# Hybrid Search Data Preparation Pipeline

This notebook prepares your OCR and object detection data for a hybrid search system. It produces two main outputs:

1.  `keyword_data.csv`: A file ready for a keyword/lexical search engine like **Elasticsearch** or a **BM25** index.
2.  `vector_data.pkl`: A file containing vector embeddings, ready for a vector database like **Milvus**.

You can run this notebook in an environment like Google Colab.

### Step 1: Install Dependencies

In [None]:
!pip install sentence-transformers pandas tqdm

### Step 2: Load Raw Data

We'll load the data from the `ocr_data.jsonl` file. This file should be uploaded to your Colab environment alongside this notebook.

In [None]:
import json
import pandas as pd

data = []
with open('ocr_data.jsonl', 'r') as f:
    for line in f:
        data.append(json.loads(line))

print(f"Loaded {len(data)} records.")
print("First record:", data[0])

### Step 3: Process Data and Generate Embeddings

Now, we'll iterate through the data and prepare it for our two different search indexes.

In [None]:
from sentence_transformers import SentenceTransformer
from tqdm.notebook import tqdm
import pickle

print("Loading sentence transformer model... (This may take a moment)")
# Using a multilingual model as the sample data contains Vietnamese
model = SentenceTransformer('paraphrase-multilingual-MiniLM-L12-v2')
print("Model loaded.")

keyword_data = []
vector_data = []

for item in tqdm(data, desc="Processing records"):
    keyframe_id = item['keyframe_id']
    ocr_text = " ".join(item['ocr_text'])
    object_text = " ".join(item['object'])
    
    # 1. Prepare data for KEYWORD search (BM25/Elasticsearch)
    # We create a single, simple text field containing all keywords.
    combined_text_for_keyword = f"{ocr_text} {object_text}"
    keyword_data.append({
        'keyframe_id': keyframe_id,
        'text': combined_text_for_keyword
    })
    
    # 2. Prepare data for VECTOR search (Milvus)
    # We create a more descriptive string for better semantic embedding.
    combined_text_for_vector = f"OCR text: {ocr_text}. Detected objects: {object_text}."
    embedding = model.encode(combined_text_for_vector, convert_to_tensor=False).tolist()
    vector_data.append({
        'keyframe_id': keyframe_id,
        'embedding': embedding
    })

print("Processing complete.")
print(f"{len(keyword_data)} records prepared for keyword search.")
print(f"{len(vector_data)} records prepared for vector search.")

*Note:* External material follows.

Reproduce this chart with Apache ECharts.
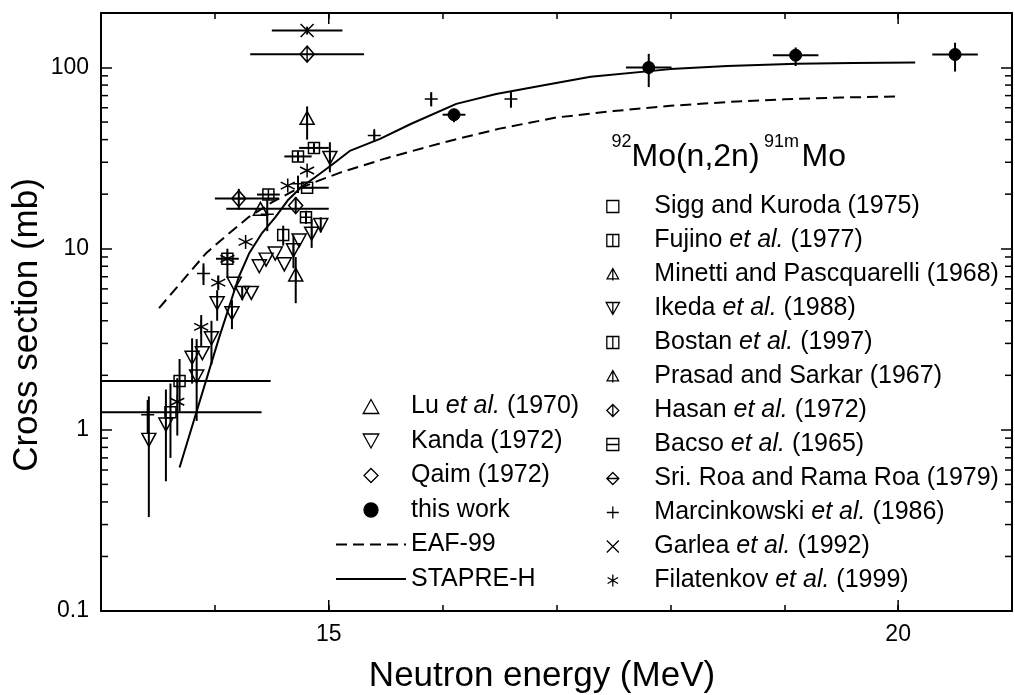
<!DOCTYPE html>
<html>
<head>
<meta charset="utf-8">
<script src="https://cdn.jsdelivr.net/npm/echarts@6/dist/echarts.min.js"></script>
<style>
  html, body { margin: 0; padding: 0; background: #fff; }
  #chart { width: 1015px; height: 695px; }
</style>
</head>
<body>
<div id="chart"></div>
<script>
// Each measurement row: [E (MeV), sigma (mb), dE-, dE+, dSigma-, dSigma+]
const sigg = [[13.69, 1.86, 0.8, 0.8, 0.6, 0.6], [13.61, 1.25, 0.8, 0.8, 0.55, 0.55], [14.11, 8.8, 0.1, 0.1, 1.9, 1.2]];
const fujino = [[14.87, 36.0, 0.13, 0.13, 2, 2], [14.73, 32.3, 0.12, 0.12, 2, 2]];
const minetti = [[14.81, 52, 0, 0, 12, 9]];
const ikeda = [[15.01, 31.7, 0, 0, 5.3, 7], [14.85, 12.1, 0, 0, 2, 2.5], [14.69, 9.8, 0, 0, 2, 2], [14.15, 4.4, 0, 0, 0.8, 0.8], [13.84, 1.97, 0, 0, 0.85, 1.2]];
const bostan = [[14.47, 19.9, 0.1, 0.1, 0, 0], [14.60, 11.9, 0, 0, 1.5, 1.5]];
const prasad = [[14.71, 7.1, 0, 0, 2.1, 1.9]];
const hasan = [[14.81, 118.5, 0.5, 0.5, 0, 0]];
const bacso = [[14.81, 21.7, 0.08, 0.19, 0, 0], [14.80, 14.9, 0, 0, 1.2, 1.3]];
const sriRoa = [[14.21, 18.9, 0.21, 0.35, 2.5, 2.5]];
const marcinkowski = [[16.60, 67, 0, 0, 7, 7], [15.90, 67, 0, 0, 6, 6], [15.40, 42.1, 0, 0, 3, 3], [14.73, 22.8, 0, 0, 2.5, 2.5], [14.46, 15.5, 0, 0, 3, 3], [13.90, 7.3, 0, 0, 1, 1], [13.41, 1.21, 0, 0, 0.25, 0.25]];
const garlea = [[14.81, 160, 0.31, 0.31, 8, 8]];
const filatenkov = [[14.81, 27.0, 0, 0, 0, 0], [14.64, 22.3, 0, 0, 0, 0], [14.27, 10.9, 0, 0, 0, 0], [14.11, 8.8, 0, 0, 0, 0], [14.03, 6.5, 0, 0, 0.6, 0.6], [13.88, 3.7, 0, 0, 0.8, 0.6], [13.67, 1.43, 0, 0, 0.5, 0.5]];
const lu = [[14.40, 16.6, 0.3, 0.6, 0, 0]];
const kanda = [[14.93, 13.5, 0, 0, 1.2, 1.4], [14.74, 11.1, 0, 0, 0, 0], [14.53, 9.4, 0, 0, 0, 0], [14.61, 8.2, 0, 0, 0, 0], [14.45, 8.7, 0, 0, 0, 0], [14.39, 8.0, 0, 0, 0, 0], [14.17, 6.4, 0, 0, 0, 0], [14.24, 5.7, 0, 0, 0.5, 0.5], [14.32, 5.7, 0, 0, 0, 0], [14.02, 5.0, 0, 0, 1, 0.9], [13.97, 3.2, 0, 0, 0.9, 0.8], [13.89, 2.65, 0, 0, 0, 0], [13.80, 2.5, 0, 0, 0.7, 0.7], [13.57, 1.07, 0, 0, 0.55, 0.6], [13.42, 0.88, 0, 0, 0.55, 0.65]];
const qaim = [[14.71, 17.3, 0, 0, 1.5, 2]];
const thisWork = [[16.10, 54.9, 0.1, 0.1, 5, 4], [17.81, 100, 0.2, 0.2, 22, 19], [19.10, 117, 0.2, 0.2, 15, 12], [20.50, 118, 0.2, 0.2, 23, 19]];

// Evaluated excitation functions: [E (MeV), sigma (mb)]
const eaf99 = [[13.51, 4.7], [13.72, 6.7], [13.92, 9.4], [14.10, 11.8], [14.30, 15.0], [14.50, 18.0], [14.70, 21.0], [14.90, 23.6], [15.10, 26.3], [15.50, 31.5], [16.00, 38.5], [16.50, 46], [17.00, 53], [17.50, 57.5], [18.00, 61.5], [18.50, 64.5], [19.00, 66.8], [19.50, 68.3], [20.00, 69.3]];
const stapreH = [[13.69, 0.62], [14.04, 3.27], [14.21, 6.98], [14.30, 9.4], [14.41, 12.1], [14.53, 14.9], [14.64, 18.5], [14.76, 21.9], [14.88, 24.8], [15.02, 28.8], [15.19, 34.8], [15.45, 40.4], [15.72, 48.8], [16.12, 63], [16.47, 71.4], [16.90, 80], [17.30, 88.9], [18.00, 98], [18.50, 102], [19.11, 105], [19.60, 106], [20.15, 106.5]];

// Axis ticks
const xLabelTicks = [15, 20];
const yLabelTicks = [0.1, 1, 10, 100];
const yMinorTicks = [0.2, 0.3, 0.4, 0.5, 0.6, 0.7, 0.8, 0.9, 2, 3, 4, 5, 6, 7, 8, 9, 20, 30, 40, 50, 60, 70, 80, 90];

const FONT = '"Liberation Sans", Arial, Helvetica, sans-serif';

// Outline symbols (drawn as strokes, unfilled)
const SYM = {
  square: 'path://M0,0H10V10H0Z',
  squareV: 'path://M0,0H10V10H0ZM5,0V10',
  squareH: 'path://M0,0H10V10H0ZM0,5H10',
  tri: 'path://M5,0L10,9L0,9Z',
  triV: 'path://M5,0L10,9L0,9ZM5,0V10.5',
  dtri: 'path://M0,0H10L5,9Z',
  dtriV: 'path://M0,0H10L5,9ZM5,0V9',
  dia: 'path://M5,0L10,5L5,10L0,5Z',
  diaV: 'path://M5,0L10,5L5,10L0,5ZM5,0V10',
  diaH: 'path://M5,0L10,5L5,10L0,5ZM0,5H10',
  plus: 'path://M5,0V10M0,5H10',
  cross: 'path://M0,0L10,10M10,0L0,10',
  star: 'path://M5,0V10M0.67,2.5L9.33,7.5M0.67,7.5L9.33,2.5'
};

const groups = [
  { name: 'Sigg and Kuroda (1975)', rows: sigg, symbol: SYM.square, size: 11 },
  { name: 'Fujino et al. (1977)', rows: fujino, symbol: SYM.squareV, size: 11 },
  { name: 'Minetti and Pascquarelli (1968)', rows: minetti, symbol: SYM.triV, size: [14, 15] },
  { name: 'Ikeda et al. (1988)', rows: ikeda, symbol: SYM.dtriV, size: [14, 13] },
  { name: 'Bostan et al. (1997)', rows: bostan, symbol: SYM.squareV, size: 11 },
  { name: 'Prasad and Sarkar (1967)', rows: prasad, symbol: SYM.triV, size: [14, 15] },
  { name: 'Hasan et al. (1972)', rows: hasan, symbol: SYM.diaV, size: [14, 16] },
  { name: 'Bacso et al. (1965)', rows: bacso, symbol: SYM.squareH, size: 11 },
  { name: 'Sri. Roa and Rama Roa (1979)', rows: sriRoa, symbol: SYM.diaH, size: [14, 16] },
  { name: 'Marcinkowski et al. (1986)', rows: marcinkowski, symbol: SYM.plus, size: 13 },
  { name: 'Garlea et al. (1992)', rows: garlea, symbol: SYM.cross, size: 13 },
  { name: 'Filatenkov et al. (1999)', rows: filatenkov, symbol: SYM.star, size: 14 },
  { name: 'Lu et al. (1970)', rows: lu, symbol: SYM.tri, size: [14, 13] },
  { name: 'Kanda (1972)', rows: kanda, symbol: SYM.dtri, size: [14, 13] },
  { name: 'Qaim (1972)', rows: qaim, symbol: SYM.dia, size: [14, 16] }
];

const scatterSeries = groups.map(g => ({
  type: 'scatter',
  name: g.name,
  data: g.rows.map(r => [r[0], r[1]]),
  symbol: g.symbol,
  symbolSize: g.size,
  itemStyle: { color: 'transparent', borderColor: '#000', borderWidth: 1.5, opacity: 1 },
  z: 4
}));

// Error bars for every measured point
const errorRows = [];
groups.concat([{ rows: thisWork }]).forEach(g => {
  g.rows.forEach(r => {
    errorRows.push([r[0], r[1], r[0] - r[2], r[0] + r[3], r[1] - r[4], r[1] + r[5]]);
  });
});

function renderErrorBar(params, api) {
  const e = api.value(0), s = api.value(1);
  const elo = api.value(2), ehi = api.value(3), slo = api.value(4), shi = api.value(5);
  const children = [];
  const st = { stroke: '#000', lineWidth: 2 };
  if (ehi > elo) {
    const a = api.coord([elo, s]), b = api.coord([ehi, s]);
    children.push({ type: 'line', shape: { x1: a[0], y1: a[1], x2: b[0], y2: b[1] }, style: st });
  }
  if (shi > slo) {
    const a = api.coord([e, slo]), b = api.coord([e, shi]);
    children.push({ type: 'line', shape: { x1: a[0], y1: a[1], x2: b[0], y2: b[1] }, style: st });
  }
  return { type: 'group', children };
}

// Minor log ticks on the left and right frame
function renderYMinor(params, api) {
  const cs = params.coordSys;
  const y = api.coord([15, api.value(1)])[1];
  const st = { stroke: '#000', lineWidth: 1.5 };
  return {
    type: 'group',
    children: [
      { type: 'line', shape: { x1: cs.x, y1: y, x2: cs.x + 7, y2: y }, style: st },
      { type: 'line', shape: { x1: cs.x + cs.width - 7, y1: y, x2: cs.x + cs.width, y2: y }, style: st }
    ]
  };
}

// Longer ticks at the labelled energies, bottom and top frame
function renderXMajor(params, api) {
  const cs = params.coordSys;
  const x = api.coord([api.value(0), 1])[0];
  const st = { stroke: '#000', lineWidth: 1.5 };
  return {
    type: 'group',
    children: [
      { type: 'line', shape: { x1: x, y1: cs.y + cs.height, x2: x, y2: cs.y + cs.height - 11 }, style: st },
      { type: 'line', shape: { x1: x, y1: cs.y, x2: x, y2: cs.y + 11 }, style: st }
    ]
  };
}

function isLabelTick(list, v) {
  return list.some(t => Math.abs(v - t) / t < 1e-6);
}

const legendText = {
  fontSize: 25, fontFamily: FONT, color: '#000',
  rich: { i: { fontSize: 25, fontFamily: FONT, fontStyle: 'italic', color: '#000' } }
};
const legendFormatter = name => name.replace('et al.', '{i|et al.}');

const option = {
  animation: false,
  backgroundColor: '#fff',
  textStyle: { fontFamily: FONT },
  grid: { left: 101, top: 13, width: 920, height: 598, containLabel: false },
  xAxis: [
    {
      type: 'value', min: 13, max: 21, interval: 1, position: 'bottom',
      axisLine: { show: true, onZero: false, lineStyle: { color: '#000', width: 2 } },
      axisTick: { show: true, inside: true, length: 6, lineStyle: { color: '#000', width: 1.5 } },
      axisLabel: {
        margin: 12, fontSize: 23, color: '#000', fontFamily: FONT,
        formatter: v => (isLabelTick(xLabelTicks, v) ? String(v) : '')
      },
      splitLine: { show: false }
    },
    {
      type: 'value', min: 13, max: 21, interval: 1, position: 'top',
      axisLine: { show: true, onZero: false, lineStyle: { color: '#000', width: 2 } },
      axisTick: { show: true, inside: true, length: 6, lineStyle: { color: '#000', width: 1.5 } },
      axisLabel: { show: false },
      splitLine: { show: false }
    }
  ],
  yAxis: [
    {
      type: 'log', logBase: 10, min: 0.1, max: 200, position: 'left',
      axisLine: { show: true, onZero: false, lineStyle: { color: '#000', width: 2 } },
      axisTick: { show: true, inside: true, length: 11, lineStyle: { color: '#000', width: 1.5 } },
      axisLabel: {
        margin: 12, fontSize: 23, color: '#000', fontFamily: FONT,
        formatter: v => (isLabelTick(yLabelTicks, v) ? String(+(+v).toPrecision(3)) : '')
      },
      splitLine: { show: false }
    },
    {
      type: 'log', logBase: 10, min: 0.1, max: 200, position: 'right',
      axisLine: { show: true, onZero: false, lineStyle: { color: '#000', width: 2 } },
      axisTick: { show: true, inside: true, length: 11, lineStyle: { color: '#000', width: 1.5 } },
      axisLabel: { show: false },
      splitLine: { show: false }
    }
  ],
  legend: [
    {
      // positioned by the left edge of the widest symbol in the icon column
      orient: 'vertical', left: 605.5, top: 194, padding: 0, itemGap: 9,
      itemWidth: 73, itemHeight: 12, selectedMode: false, symbolKeepAspect: true,
      itemStyle: { borderWidth: 1.3 },
      textStyle: legendText, formatter: legendFormatter,
      data: groups.slice(0, 12).map(g => g.name)
    },
    {
      orient: 'vertical', left: 335, top: 394, padding: 0, itemGap: 9.5,
      itemWidth: 70, itemHeight: 14, selectedMode: false, symbolKeepAspect: true,
      itemStyle: { borderWidth: 1.3 },
      textStyle: legendText, formatter: legendFormatter,
      data: [
        'Lu et al. (1970)', 'Kanda (1972)', 'Qaim (1972)', 'this work',
        { name: 'EAF-99', icon: 'line', itemStyle: { color: '#000', borderColor: '#000', borderWidth: 2, borderType: [11, 6] } },
        { name: 'STAPRE-H', icon: 'line', itemStyle: { color: '#000', borderColor: '#000', borderWidth: 2, borderType: 'solid' } }
      ]
    }
  ],
  graphic: [
    { type: 'text', x: 27, y: 325, rotation: Math.PI / 2,
      style: { text: 'Cross section (mb)', font: '35px ' + FONT, fill: '#000', align: 'center', verticalAlign: 'middle' } },
    { type: 'text', x: 542, y: 676,
      style: { text: 'Neutron energy (MeV)', font: '35px ' + FONT, fill: '#000', align: 'center', verticalAlign: 'middle' } },
    { type: 'text', x: 611.5, y: 142.5,
      style: { text: '92', font: '18px ' + FONT, fill: '#000', align: 'left', verticalAlign: 'middle' } },
    { type: 'text', x: 631.5, y: 157.5,
      style: { text: 'Mo(n,2n)', font: '32px ' + FONT, fill: '#000', align: 'left', verticalAlign: 'middle' } },
    { type: 'text', x: 764, y: 142.5,
      style: { text: '91m', font: '18px ' + FONT, fill: '#000', align: 'left', verticalAlign: 'middle' } },
    { type: 'text', x: 801.5, y: 157.5,
      style: { text: 'Mo', font: '32px ' + FONT, fill: '#000', align: 'left', verticalAlign: 'middle' } }
  ],
  series: scatterSeries.concat([
    {
      type: 'scatter', name: 'this work',
      data: thisWork.map(r => [r[0], r[1]]),
      symbol: 'circle', symbolSize: 12,
      itemStyle: { color: '#000', borderColor: '#000', borderWidth: 1, opacity: 1 },
      z: 5
    },
    {
      type: 'line', name: 'EAF-99', data: eaf99, symbol: 'none', showSymbol: false,
      lineStyle: { color: '#000', width: 2, type: [11, 6] }, itemStyle: { color: '#000' }, z: 3
    },
    {
      type: 'line', name: 'STAPRE-H', data: stapreH, symbol: 'none', showSymbol: false,
      lineStyle: { color: '#000', width: 2, type: 'solid' }, itemStyle: { color: '#000' }, z: 3
    },
    {
      type: 'custom', name: 'errors', data: errorRows, renderItem: renderErrorBar,
      encode: { x: 0, y: 1 }, clip: true, silent: true, z: 2
    },
    {
      type: 'custom', name: 'yMinorTicks', data: yMinorTicks.map(v => [15, v]),
      renderItem: renderYMinor, encode: { x: 0, y: 1 }, silent: true, z: 6
    },
    {
      type: 'custom', name: 'xMajorTicks', data: xLabelTicks.map(v => [v, 1]),
      renderItem: renderXMajor, encode: { x: 0, y: 1 }, silent: true, z: 6
    }
  ])
};

const chart = echarts.init(document.getElementById('chart'), null, { renderer: 'canvas' });
chart.setOption(option);
</script>
</body>
</html>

### Step 4: Save Processed Data for Migration

Now we save the processed data into two separate files. These files are what you will 'migrate' to your production search systems.

In [None]:
# Save data for keyword search engine
keyword_df = pd.DataFrame(keyword_data)
keyword_df.to_csv('keyword_data.csv', index=False)
print("Saved keyword data to keyword_data.csv")

# Save data for vector database
with open('vector_data.pkl', 'wb') as f:
    pickle.dump(vector_data, f)
print("Saved vector data to vector_data.pkl")

### Step 5: Verify Outputs and Next Steps

In [None]:
!ls -lh

### Migration and Hybrid Search Guide

You now have `keyword_data.csv` and `vector_data.pkl`. Here’s how to use them:

**1. For the Keyword Search Engine (e.g., Elasticsearch):**
   - Create an index in Elasticsearch with a mapping for `keyframe_id` and `text`.
   - Use the Elasticsearch bulk ingest API or a client library to upload the data from `keyword_data.csv` into this index.

**2. For the Vector Database (Milvus):**
   - Create a collection in Milvus. Your schema should include a primary key (`keyframe_id`), the vector field (`embedding`), and any other metadata you want to store.
   - Write a Python script using `pymilvus` to:
     - Load the `vector_data.pkl` file (`pickle.load(open('vector_data.pkl', 'rb'))`).
     - Iterate through the list of records and insert them into your Milvus collection in batches.

**3. Implementing the Hybrid Search Query:**
   - Your application's search function will now query **both** systems with the user's input.
   - **Query 1:** Send the query to Elasticsearch to get a list of `keyframe_id`s based on keyword matches (BM25 score).
   - **Query 2:** Embed the user's query using the same sentence transformer model and send it to Milvus to get a list of `keyframe_id`s based on vector similarity (e.g., cosine similarity or L2 distance).
   - **Fuse the Results:** Combine the two lists of results. A common technique is **Reciprocal Rank Fusion (RRF)**, where you give each result a score based on its rank in its respective list, sum the scores for items that appear in both lists, and then sort to get a final, blended ranking.